## Start

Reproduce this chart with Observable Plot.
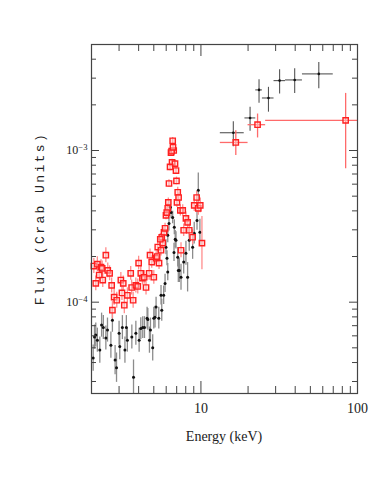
<!DOCTYPE html>
<html><head><meta charset="utf-8">
<script src="https://cdn.jsdelivr.net/npm/d3@7"></script>
<script src="https://cdn.jsdelivr.net/npm/@observablehq/plot@0.6"></script>
<style>body{margin:0;background:#fff}</style>
</head><body><div id="chart"></div>
<script>
// ---- low-energy spectrum, red series (flux in 1e-4 Crab) ----
const redE = [2.07,2.13,2.18,2.24,2.30,2.34,2.36,2.47,2.54,2.61,2.69,2.72,2.79,2.90,3.08,3.13,3.19,3.24,3.39,3.56,3.61,3.69,3.84,3.95,4.00,4.13,4.23,4.34,4.46,4.67,4.73,4.85,5.00,
  5.17,5.30,5.40,5.56,5.62,5.70,5.81,5.90,5.98,6.14,6.19,
  6.25,6.44,6.54,6.60,6.70,6.83,6.93,
  7.03,7.11,7.39,7.46,7.65,7.76,8.02,8.22,8.42,8.85,9.06,9.39,9.62,9.90,10.15,
  6.05,6.35,6.50,6.63,6.98,7.20,5.50,5.25];
const redF = [1.73,1.33,1.78,1.51,1.70,1.67,1.40,2.04,1.62,1.55,1.29,0.885,1.08,1.03,1.40,1.15,1.33,0.955,1.11,1.55,1.25,1.03,1.29,1.27,1.81,1.55,1.44,1.46,1.25,1.55,2.04,1.84,1.46,
  1.95,2.31,1.81,2.20,2.68,2.45,2.89,3.07,3.74,4.16,4.55,
  6.06,9.7,8.34,11.6,10.0,8.2,7.38,
  4.55,5.30,4.03,2.20,4.03,2.98,3.57,3.36,2.98,2.68,4.35,4.90,4.16,4.35,2.45,
  3.9,7.8,9.9,10.5,6.3,4.9,2.6,2.0];
const redErr = [0.12,0.12,0.12,0.12,0.12,0.12,0.12,0.12,0.12,0.12,0.12,0.14,0.13,0.13,0.12,0.12,0.12,0.14,0.12,0.11,0.12,0.13,0.12,0.12,0.11,0.11,0.11,0.11,0.12,0.11,0.1,0.1,0.11,
  0.1,0.09,0.1,0.09,0.09,0.09,0.08,0.08,0.07,0.07,0.07,
  0.06,0.05,0.05,0.05,0.05,0.05,0.06,
  0.08,0.08,0.09,0.12,0.09,0.1,0.1,0.1,0.11,0.12,0.1,0.1,0.11,0.12,0.5,
  0.08,0.06,0.05,0.05,0.06,0.07,0.09,0.1];

// ---- low-energy spectrum, black series (flux in 1e-5 Crab) ----
const blackE = [2.05,2.09,2.13,2.18,2.26,2.32,2.38,2.47,2.53,2.66,2.72,2.83,2.89,3.00,3.03,3.15,3.27,3.34,3.39,3.62,3.71,3.84,4.03,4.13,4.25,4.36,4.53,4.58,4.69,4.76,4.92,5.00,5.09,5.17,5.38,5.56,5.62,5.78,5.90,5.98,6.07,6.14,6.14,6.37,6.60,6.73,6.76,6.93,7.11,7.17,7.28,7.46,7.76,8.02,8.22,8.42,8.85,9.06,9.44,9.62,9.85,
  6.25,6.45,6.85];
const blackF = [4.28,5.89,6.07,5.62,4.83,7.06,6.8,5.8,6.55,5.21,7.6,4.15,3.7,6.25,5.1,6.8,4.83,6.8,5.62,5.89,3.2,6.25,5.62,6.7,6.8,6.8,7.85,7.7,5.62,6.55,5.0,7.85,7.97,9.3,7.85,11.1,8.85,11.1,13.3,23.0,19.5,15.8,27.6,42.2,36.2,21.3,31.2,25.6,19.8,16.2,16.2,14.6,18.4,21.0,14.6,25.6,23.0,28.5,34.6,54.6,28.9,
  33,39,26];
const blackErr = [0.22,0.2,0.2,0.2,0.22,0.2,0.2,0.2,0.2,0.22,0.2,0.25,0.25,0.2,0.22,0.2,0.22,0.2,0.2,0.2,0.3,0.2,0.2,0.18,0.18,0.18,0.18,0.18,0.22,0.2,0.22,0.18,0.18,0.16,0.18,0.16,0.18,0.15,0.15,0.12,0.12,0.14,0.12,0.1,0.1,0.15,0.12,0.14,0.16,0.2,0.2,0.22,0.2,0.2,0.25,0.18,0.2,0.18,0.16,0.3,0.22,
  0.12,0.1,0.14];

// ---- high-energy bins ----
const hxBlackE   = [16.1,20.6,23.5,27.0,31.8,39.7,56.6];
const hxBlackF   = [1.31e-3,1.64e-3,2.51e-3,2.22e-3,2.89e-3,2.92e-3,3.2e-3];
const hxBlackELo = [13.3,19.1,22.4,24.7,29.3,34.7,44.5];
const hxBlackEHi = [18.9,22.4,24.7,29.3,34.7,44.5,70.0];
const hxBlackFLo = [1.06e-3,1.34e-3,2.05e-3,1.79e-3,2.36e-3,2.38e-3,2.55e-3];
const hxBlackFHi = [1.55e-3,1.93e-3,2.93e-3,2.61e-3,3.41e-3,3.46e-3,3.81e-3];

const hxRedE   = [16.7,23.0,84];
const hxRedF   = [1.13e-3,1.48e-3,1.58e-3];
const hxRedELo = [13.3,20.0,25.9];
const hxRedEHi = [20.0,25.9,120];
const hxRedFLo = [9.27e-4,1.21e-3,7.58e-4];
const hxRedFHi = [1.35e-3,1.74e-3,2.38e-3];

// ---- ticks ----
const xTickLabels = [10, 100];
const xMinor = [3,4,5,6,7,8,9,20,30,40,50,60,70,80,90];
const yTickLabels = [1e-4, 1e-3];
const yMinor = [3e-5,4e-5,5e-5,6e-5,7e-5,8e-5,9e-5,2e-4,3e-4,4e-4,5e-4,6e-4,7e-4,8e-4,9e-4,2e-3,3e-3,4e-3];

const xLabel = "Energy (keV)";
const yLabel = "Flux (Crab Units)";

// ---- build tables ----
const red = redE.map((e,i)=>({e, f: redF[i]*1e-4, err: redErr[i]}));
const black = blackE.map((e,i)=>({e, f: blackF[i]*1e-5, err: blackErr[i]}));
const hxBlack = hxBlackE.map((e,i)=>({e, f: hxBlackF[i], e1: hxBlackELo[i], e2: hxBlackEHi[i], f1: hxBlackFLo[i], f2: hxBlackFHi[i]}));
const hxRed = hxRedE.map((e,i)=>({e, f: hxRedF[i], e1: hxRedELo[i], e2: hxRedEHi[i], f1: hxRedFLo[i], f2: hxRedFHi[i]}));

const W=371, H=491, mL=91, mR=14, mT=44, mB=98;
const innerH = H-mT-mB, innerW = W-mL-mR;
const tk = "#444";

const chart = Plot.plot({
  width: W, height: H, marginLeft: mL, marginRight: mR, marginTop: mT, marginBottom: mB,
  style: {background: "#fff", fontFamily: "'Liberation Serif', serif", color: "#222"},
  x: {type: "log", domain: [2, 100]},
  y: {type: "log", domain: [2.5e-5, 5e-3]},
  marks: [
    // black low-energy
    Plot.ruleX(black, {x: "e", y1: d => d.f/(1+d.err), y2: d => d.f*(1+d.err), stroke: "#8c8c8c", strokeWidth: 1.3}),
    Plot.dot(black, {x: "e", y: "f", r: 1.5, fill: "#111", stroke: null}),
    // black high-energy
    Plot.ruleX(hxBlack, {x: "e", y1: "f1", y2: "f2", stroke: "#555", strokeWidth: 1.1}),
    Plot.ruleY(hxBlack, {y: "f", x1: "e1", x2: "e2", stroke: "#555", strokeWidth: 1.1}),
    Plot.dot(hxBlack, {x: "e", y: "f", r: 1.3, fill: "#111", stroke: null}),
    // red low-energy
    Plot.ruleX(red, {x: "e", y1: d => d.f/(1+d.err), y2: d => d.f*(1+d.err), stroke: "#ff8c8c", strokeWidth: 1.3}),
    Plot.dot(red, {x: "e", y: "f", symbol: "square", r: 3, stroke: "#ff2020", strokeWidth: 1.4, fill: "#ffd0d0", fillOpacity: 0.5}),
    // red high-energy
    Plot.ruleX(hxRed, {x: "e", y1: "f1", y2: "f2", stroke: "#ff6a6a", strokeWidth: 1.3}),
    Plot.ruleY(hxRed, {y: "f", x1: "e1", x2: "e2", stroke: "#ff6a6a", strokeWidth: 1.3, clip: true}),
    Plot.dot(hxRed, {x: "e", y: "f", symbol: "square", r: 3, stroke: "#ff2020", strokeWidth: 1.4, fill: "#ffd0d0", fillOpacity: 0.5}),
    // inward ticks on all four sides
    Plot.tickX(xMinor, {x: d => d, insetTop: innerH-7, stroke: tk}),
    Plot.tickX(xMinor, {x: d => d, insetBottom: innerH-7, stroke: tk}),
    Plot.tickX(xTickLabels, {x: d => d, insetTop: innerH-12, stroke: tk}),
    Plot.tickX(xTickLabels, {x: d => d, insetBottom: innerH-12, stroke: tk}),
    Plot.tickY(yMinor, {y: d => d, insetRight: innerW-5, stroke: tk}),
    Plot.tickY(yMinor, {y: d => d, insetLeft: innerW-5, stroke: tk}),
    Plot.tickY(yTickLabels, {y: d => d, insetRight: innerW-8, stroke: tk}),
    Plot.tickY(yTickLabels, {y: d => d, insetLeft: innerW-8, stroke: tk}),
    Plot.frame({stroke: tk, strokeWidth: 1.2}),
    Plot.axisX(xTickLabels, {tickSize: 0, tickPadding: 10, fontSize: 14, label: null, tickFormat: d => String(d)}),
    Plot.axisY(yTickLabels, {tickSize: 0, tickPadding: 4, fontSize: 12, label: null, tickFormat: d => `10^${Math.round(Math.log10(d))}`})
  ]
});

// superscript exponents for y tick labels
d3.select(chart).selectAll('[aria-label="y-axis tick label"] text').each(function() {
  const t = d3.select(this);
  const [base, exp] = t.text().split("^");
  t.text(null);
  t.append("tspan").text(base);
  t.append("tspan").attr("dy", "-0.45em").attr("font-size", "0.72em").text(exp.replace("-", "\u2212"));
});

const svg = d3.select(chart);
svg.append("text")
  .attr("x", mL + innerW/2).attr("y", 441)
  .attr("text-anchor", "middle")
  .attr("font-family", "'Liberation Serif', serif").attr("font-size", 14).attr("fill", "#222")
  .text(xLabel);
svg.append("text")
  .attr("transform", `translate(41,${mT + innerH/2}) rotate(-90)`)
  .attr("text-anchor", "middle").attr("dominant-baseline", "middle")
  .attr("font-family", "'Liberation Mono', monospace").attr("font-size", 13).attr("letter-spacing", "2.4px").attr("fill", "#222")
  .text(yLabel);

document.getElementById("chart").appendChild(chart);
</script>
</body></html>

## End

> **Set task**
Write out again exactly the lines from the start of the data above through the line containing "0.08,0.06,0.05,0.05,0.06,0.07,0.09,0.1];", inclusive, excluding any pictures.

> **Answer for the task**
Reproduce this chart with Observable Plot.
<!DOCTYPE html>
<html><head><meta charset="utf-8">
<script src="https://cdn.jsdelivr.net/npm/d3@7"></script>
<script src="https://cdn.jsdelivr.net/npm/@observablehq/plot@0.6"></script>
<style>body{margin:0;background:#fff}</style>
</head><body><div id="chart"></div>
<script>
// ---- low-energy spectrum, red series (flux in 1e-4 Crab) ----
const redE = [2.07,2.13,2.18,2.24,2.30,2.34,2.36,2.47,2.54,2.61,2.69,2.72,2.79,2.90,3.08,3.13,3.19,3.24,3.39,3.56,3.61,3.69,3.84,3.95,4.00,4.13,4.23,4.34,4.46,4.67,4.73,4.85,5.00,
  5.17,5.30,5.40,5.56,5.62,5.70,5.81,5.90,5.98,6.14,6.19,
  6.25,6.44,6.54,6.60,6.70,6.83,6.93,
  7.03,7.11,7.39,7.46,7.65,7.76,8.02,8.22,8.42,8.85,9.06,9.39,9.62,9.90,10.15,
  6.05,6.35,6.50,6.63,6.98,7.20,5.50,5.25];
const redF = [1.73,1.33,1.78,1.51,1.70,1.67,1.40,2.04,1.62,1.55,1.29,0.885,1.08,1.03,1.40,1.15,1.33,0.955,1.11,1.55,1.25,1.03,1.29,1.27,1.81,1.55,1.44,1.46,1.25,1.55,2.04,1.84,1.46,
  1.95,2.31,1.81,2.20,2.68,2.45,2.89,3.07,3.74,4.16,4.55,
  6.06,9.7,8.34,11.6,10.0,8.2,7.38,
  4.55,5.30,4.03,2.20,4.03,2.98,3.57,3.36,2.98,2.68,4.35,4.90,4.16,4.35,2.45,
  3.9,7.8,9.9,10.5,6.3,4.9,2.6,2.0];
const redErr = [0.12,0.12,0.12,0.12,0.12,0.12,0.12,0.12,0.12,0.12,0.12,0.14,0.13,0.13,0.12,0.12,0.12,0.14,0.12,0.11,0.12,0.13,0.12,0.12,0.11,0.11,0.11,0.11,0.12,0.11,0.1,0.1,0.11,
  0.1,0.09,0.1,0.09,0.09,0.09,0.08,0.08,0.07,0.07,0.07,
  0.06,0.05,0.05,0.05,0.05,0.05,0.06,
  0.08,0.08,0.09,0.12,0.09,0.1,0.1,0.1,0.11,0.12,0.1,0.1,0.11,0.12,0.5,
  0.08,0.06,0.05,0.05,0.06,0.07,0.09,0.1];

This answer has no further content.